Quasilinear elliptic and parabolic Robin problems on Lipschitz domains

TL;DR

This paper establishes boundary regularity and well-posedness results for quasilinear degenerate elliptic and parabolic Robin problems on Lipschitz domains, including the p-Laplace operator and operators with unbounded coefficients.

Contribution

It proves boundary Hölder continuity for solutions and demonstrates well-posedness of the associated parabolic problems in continuous function spaces.

Findings

Solutions are Hölder continuous up to the boundary.

The elliptic operator generates a nonlinear contraction semigroup.

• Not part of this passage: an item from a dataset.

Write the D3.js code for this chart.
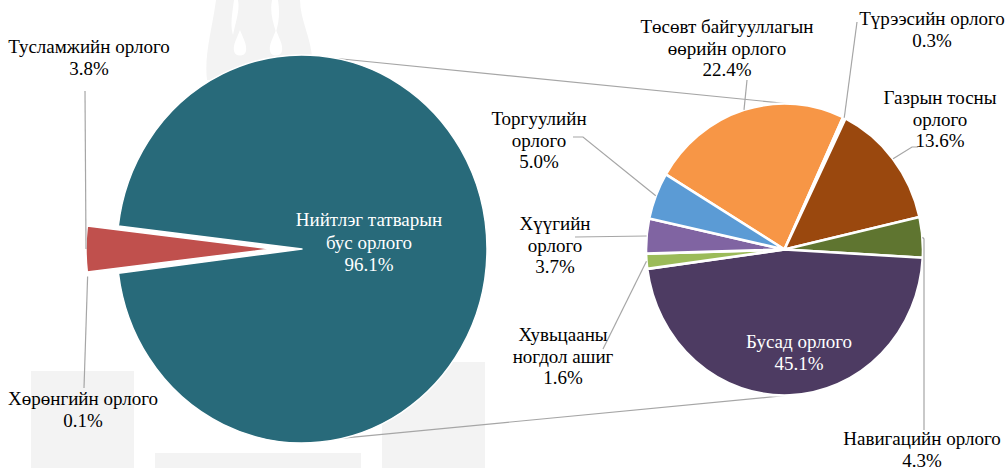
<!DOCTYPE html>
<html><head><meta charset="utf-8">
<script src="https://cdn.jsdelivr.net/npm/d3@7"></script>
<style>
html,body{margin:0;padding:0;background:#fff;}
</style></head>
<body>
<svg id="chart" width="1005" height="468" style="display:block"></svg>
<script>
// ---- data ----
const mainCategories = ["Хөрөнгийн орлого", "Тусламжийн орлого", "Нийтлэг татварын\nбус орлого"];
const mainValues = [0.1, 3.8, 96.1];
const mainColors = ["#ffffff", "#c0504d", "#286a7a"];

const subCategories = ["Төсөвт байгууллагын\nөөрийн орлого", "Түрээсийн орлого", "Газрын тосны\nорлого", "Навигацийн орлого", "Бусад орлого", "Хувьцааны\nногдол ашиг", "Хүүгийн\nорлого", "Торгуулийн\nорлого"];
const subValues = [22.4, 0.3, 13.6, 4.3, 45.1, 1.6, 3.7, 5.0];
const subColors = ["#f79646", "#ffffff", "#9a480e", "#5f7530", "#4d3b62", "#9bbb59", "#8064a2", "#5b9bd5"];

// ---- layout ----
const deg = Math.PI / 180;
const L = {cx: 302, cy: 249, rx: 185, ry: 194, start: 262.8, explode: [31, 31, 0]};
const R = {cx: 784.5, cy: 249.5, rx: 138.5, ry: 146, start: -59};
const fontSize = 19, lineH = 21.5;
const FONT = '"Liberation Serif"';

// label anchor (center x, first baseline y), text colour, leader points (label side)
const mainLabelLayout = [
  {x: 83, y: 405, fill: "#000", leader: [[84, 388]]},
  {x: 89, y: 53, fill: "#000", leader: [[85, 91]]},
  {x: 369, y: 226, fill: "#fff", leader: null, lh: 22.5}
];
const subLabelLayout = [
  {x: 727, y: 33, fill: "#000", leader: [[747, 80]]},
  {x: 932, y: 25, fill: "#000", leader: [[857, 22]]},
  {x: 940, y: 104, fill: "#000", leader: [[918, 147], [912, 147]]},
  {x: 922, y: 445, fill: "#000", leader: [[924, 430], [924, 239]]},
  {x: 799, y: 348, fill: "#fff", leader: null},
  {x: 563, y: 341, fill: "#000", leader: [[603, 349]]},
  {x: 555, y: 230, fill: "#000", leader: [[575, 237]]},
  {x: 539, y: 125, fill: "#000", leader: [[573, 137], [583, 137]]}
];
// connector angles (deg): [left pie angle, right pie angle]
const connectors = [[10.9, 0.8], [167.2, 179.5]];

const svg = d3.select("#chart");

// ---- faint background watermark ----
const wm = svg.append("g").attr("fill", "#f3f3f3");
wm.append("rect").attr("x", 31).attr("y", 371).attr("width", 103).attr("height", 97);
wm.append("rect").attr("x", 155).attr("y", 453).attr("width", 206).attr("height", 15);
wm.append("rect").attr("x", 382).attr("y", 362).attr("width", 103).attr("height", 106);
wm.append("path").attr("d", "M207,80 C204,55 212,30 216,0 L234,0 C232,15 230,25 233,35 C236,20 240,10 238,0 L272,0 C270,10 272,20 276,32 C279,22 280,12 278,0 L300,0 C300,20 312,40 312,60 L312,80 Z");
const wmw = svg.append("g").attr("fill", "#ffffff");
wmw.append("path").attr("d", "M240,30 C244,40 247,45 246,51 C245,57 235,57 234,51 C233,45 236,40 240,30 Z");
wmw.append("path").attr("d", "M276,30 C280,40 283,45 282,51 C281,57 271,57 270,51 C269,45 272,40 276,30 Z");

// ---- helpers ----
function pt(P, a, r) { // angle a radians clockwise from 12 o'clock
  return [P.cx + P.rx * r * Math.sin(a), P.cy - P.ry * r * Math.cos(a)];
}
function drawPie(P, values, colors, strokeW, explode) {
  const pie = d3.pie().sort(null).value(d => d)
    .startAngle(P.start * deg).endAngle(P.start * deg + 2 * Math.PI);
  const arcs = pie(values);
  const arc = d3.arc().innerRadius(0).outerRadius(P.rx);
  const g = svg.append("g");
  arcs.forEach((a, i) => {
    const mid = (a.startAngle + a.endAngle) / 2;
    const e = explode ? explode[i] : 0;
    const ox = e * Math.sin(mid), oy = -e * Math.cos(mid);
    g.append("path")
      .attr("transform", `translate(${P.cx + ox},${P.cy + oy}) scale(1,${P.ry / P.rx})`)
      .attr("d", arc(a))
      .attr("fill", colors[i])
      .attr("stroke", "#fff")
      .attr("stroke-width", strokeW)
      .attr("stroke-linejoin", "round")
      .style("vector-effect", "non-scaling-stroke");
  });
  return arcs;
}

// ---- connectors ----
const conn = svg.append("g").attr("stroke", "#a6a6a6").attr("stroke-width", 1.2).attr("fill", "none");
connectors.forEach(c => {
  const p1 = pt(L, c[0] * deg, 1), p2 = pt(R, c[1] * deg, 1);
  conn.append("line").attr("x1", p1[0]).attr("y1", p1[1]).attr("x2", p2[0]).attr("y2", p2[1]);
});

const mainArcs = drawPie(L, mainValues, mainColors, 1.5, L.explode);
const subArcs = drawPie(R, subValues, subColors, 2.6, null);

// ---- labels and leaders ----
const fmt = v => v.toFixed(1) + "%";
function drawLabels(P, arcs, cats, vals, layout, explode) {
  arcs.forEach((a, i) => {
    const lay = layout[i];
    const mid = (a.startAngle + a.endAngle) / 2;
    if (lay.leader) {
      const e = explode ? explode[i] : 0;
      const edge = [P.cx + e * Math.sin(mid) + P.rx * Math.sin(mid), P.cy - e * Math.cos(mid) - P.ry * Math.cos(mid)];
      const pts = lay.leader.concat([edge]);
      svg.append("path")
        .attr("d", d3.line()(pts))
        .attr("fill", "none").attr("stroke", "#a6a6a6").attr("stroke-width", 1.2);
    }
    const lines = cats[i].split("\n").concat([fmt(vals[i])]);
    lines.forEach((s, k) => {
      svg.append("text")
        .attr("x", lay.x)
        .attr("y", lay.y + k * (lay.lh || lineH))
        .attr("text-anchor", "middle")
        .attr("font-size", fontSize)
        .attr("fill", lay.fill)
        .style("font-family", FONT)
        .text(s);
    });
  });
}
drawLabels(L, mainArcs, mainCategories, mainValues, mainLabelLayout, L.explode);
drawLabels(R, subArcs, subCategories, subValues, subLabelLayout, null);
</script>
</body></html>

The results apply to a broad class of operators including the p-Laplace.

Abstract

We prove H\"older continuity up to the boundary for solutions of quasi-linear degenerate elliptic problems in divergence form, not necessarily of variational type, on Lipschitz domains with Neumann and Robin boundary conditions. This includes the $p$-Laplace operator for all $p \in (1,\infty)$, but also operators with unbounded coefficients. Based on the elliptic result we show that the corresponding parabolic problem is well-posed in the space $C(\bar{\Omega})$ provided that the coefficients satisfy a mild monotonicity condition. More precisely, we show that the realization of the elliptic operator in $C(\bar{\Omega})$ is m-accretive and densely defined. Thus it generates a non-linear strongly continuous contraction semigroup on $C(\bar{\Omega})$.